Poor Pay, No Rights: UK’s New Workforce

Danny Wilde collected his last pay cheque from the Tulip pork factory in Norfolk on Friday before joining the dole queue.

His wife, Melissa, was made redundant from her job at the same Thetford plant earlier this month. They both joined the meat processing lines from school and have put in 20 years at the company between them, taking turns on early and late shifts so that they could look after their two children.

There have been jobs cuts here before: in 2003 more than 170 full-time employees were made redundant and replaced immediately with agency staff, most of them migrants on poorer terms – lower rates of pay, mostly just the minimum wage, less overtime money, less holiday, more antisocial shift patterns, uncertain hours. The full-time employees had no pay rise for three years and watched as their incomes were eroded by inflation.

Now the rest of the work has gone, most of it relocated to another subsidiary of the transnational Danish Crown group in Cornwall. The Wildes feel badly let down after years of loyal work. As Melissa puts it: “That’s business today, isn’t it. It doesn’t care.”

Tulip has been Thetford’s largest employer since Thermos closed its factory on the same industrial estate five years ago and shifted to China where the labour is cheaper. Up to 700 people who have worked at Tulip regularly will now have to look for jobs elsewhere.

Deborah French who worked in the slicing hall for 19 years packing bacon for Tesco and M&S is now joining her two sisters who were made redundant in that last round. One of them has not worked since. What galled her was being asked to train the agency workers who had replaced them. “This affects so many people’s lives, so many husbands and wives and cousins and children worked in the company. It’s the economy round here.”

These are the kind of workers at the heart of a campaign being fought by unions determined to make equal rights for agency workers one of the issues of this week’s Labour party conference. They will attack the government for failing to support a measure they say is vital to protect local and migrant workers and to stop a growing racial backlash.

The government has blocked a new EU directive to give agency workers the same rights and although Gordon Brown promised this month to work towards a deal, he did not commit to detail.

The mood on the ground in Thetford chimes with what many Labour MPs are now reporting from their constituencies – that the anger is with the use of agency staff rather than the agency staff themselves, or where they come from.

Danny thinks he lost his job because there are people from other countries willing to take less pay. “The companies are just bringing in cheap labour from abroad. Migrants want a better life and good luck to them, but it’s bringing down our way of life. If you are an unskilled English person like me you are not going to get the jobs when unskilled foreigners are cheaper.”

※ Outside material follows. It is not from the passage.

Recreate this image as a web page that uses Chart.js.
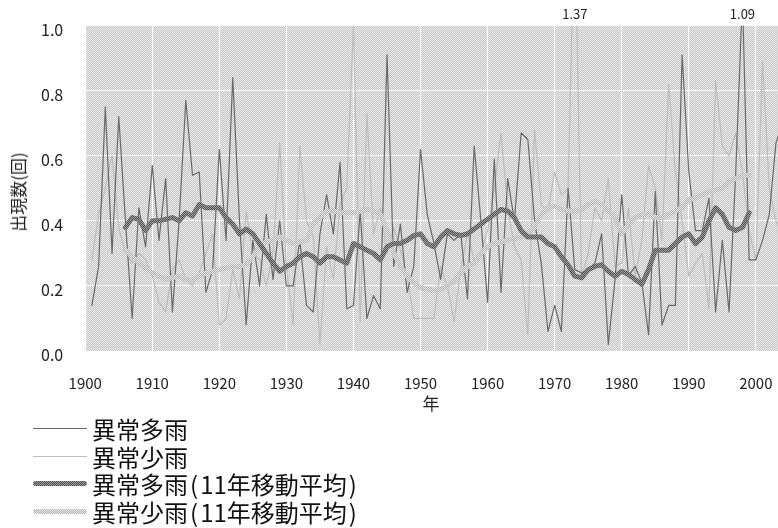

Danny used to vote Labour but now he’s undecided. “I’m not happy with the way things are going in this country.”

Several Polish workers directly employed at the company have in fact lost their jobs too.

Tulip says the factory is too old to be profitable and even with significant investment it “would not be able to deliver the efficiencies required to make it profitable”, it said in a statement. It maintains that labour costs were not its reason for relocating, but that the nature of employment itself has changed: 24/7 business with sudden peaks means that “wage structures and shift patterns have to be adapted”, a spokesman said.

He declined to comment on who would be employed at its Cornish site on what rates of pay but added: “Tulip works in a very competitive marketplace and consolidation is critical if Tulip is to establish itself as the most competitive producer.”

When the job losses were announced in March, Unite the union organised demonstrations. As the Guardian joined them a man cycled up to shout nationalist abuse, before disappearing into the neighbouring housing estate. Most of the workers interviewed echoed Danny’s feelings.

Cheryl Leeder, who was losing her job at 56 after 31 years’ service along with husband Denis who had been there 34 years, blamed pressure from Tulip’s supermarket customers to cut costs and the fact that workers in Cornwall would be cheaper.

Deborah Bode an employee for 15 years, agreed. “The agency rate is lower than ours, and even when agency workers get made up to permanent they are on different terms. You can smile a lot and get over the language barrier but it doesn’t foster good relations if they undercut you.”

In 2004 there was rioting outside the Portuguese-run Red Lion pub in Thetford’s main square. More than 200 local youths surrounded the pub after England’s football defeat by Portugal and hurled missiles at its windows while shouting racist abuse at about 40 Portuguese workers and their families barricaded inside. Ten young men were later jailed for the attack.

Thetford has a population of about 28,000. An estimated 25,000 Portuguese have settled in the surrounding area in the space of a few years and more recently Polish and Lithuanian workers have arrived; the town itself had absorbed about 10,000 migrants.

Its Labour mayor, Thelma Paines, who joined the protests against the Tulip closure, said a lot of successful work had been done to bring the communities together after the riot.

But she was worried that a major round of job cuts now that include new Europeans who have only recently settled might provoke more tension. “People will inevitably start asking why their taxes are going to support jobless foreigners. There are development plans and regeneration plans, but in the short term, it’s bloody devastating.”